Captain I. J. Goldman,
rezident
of
OPAL
under the painstakingly crafted cover of Stefan Leib, was brought back to Moscow by a circuitous route—“using passports like straw,” grumbled one of the “cobblers” who manufactured or altered identity papers at the NKVD Foreign Department—for lengthy consultations. Goldman, son of a Marxist lawyer from Bucharest, had volunteered for recruitment in 1934 and was, following productive service in Spain, something of a rising star.
Like all
rezidents,
he hated personnel problems. He accepted the complicated burdens of secrecy, a religion whose rituals demanded vast expenditures of time, money, and ingenuity, and the occasional defeat managed by the police and counterespionage forces that opposed him, but natural disasters, like road accidents or wireless/ telegraph breakdowns, seemed especially cruel punishments from heaven. When a clandestine operator like Guillaume met an accidental death, the first thing the police did was to inform, or try to, a notional family that didn't exist. Had Goldman himself not contacted hospitals, police, and mortuaries in the region, Guillaume might have been determined a defector or runaway, thereby causing immense dislocation as the entire system was hurriedly restructured to protect itself.

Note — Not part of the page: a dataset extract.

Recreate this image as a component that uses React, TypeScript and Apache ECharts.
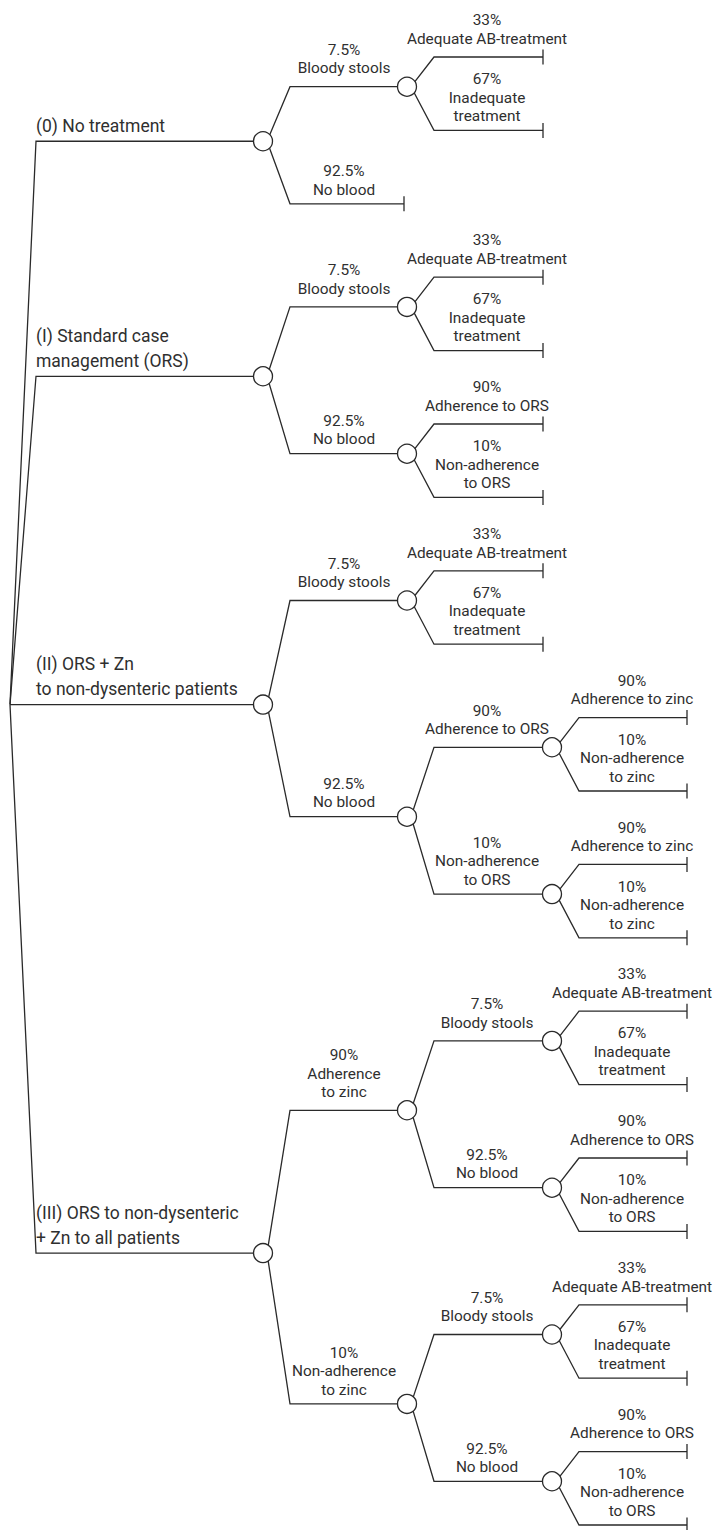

Next, Goldman had to assure himself, and his directorate in Moscow, that the accident
was
an accident, an investigation complicated by the need to operate secretly and from a distance. Goldman, burning a cover identity that had cost thousands of roubles to
construct, hired a lawyer in Mâcon to make that determination. Finally, by the time he arrived in Moscow, he was able to defend himself against all accusations save one: his supervision had been lax to the degree that one of his staff drove in an undisciplined manner. On this point he criticized himself before his superiors, then described countermeasures—lectures, display of the autopsy report obtained by the Mâconnais lawyer—that would be undertaken to eliminate such events in the future. Behind their stone faces, the men and women who directed
OPAL
laughed at his discomfort: they knew life, love affairs, bizarre sexual aberrations, lost keys, gambling, petty jealousies; all the absurd human horseshit that network
rezidents
had to deal with. They'd learned to improvise, now it was his turn.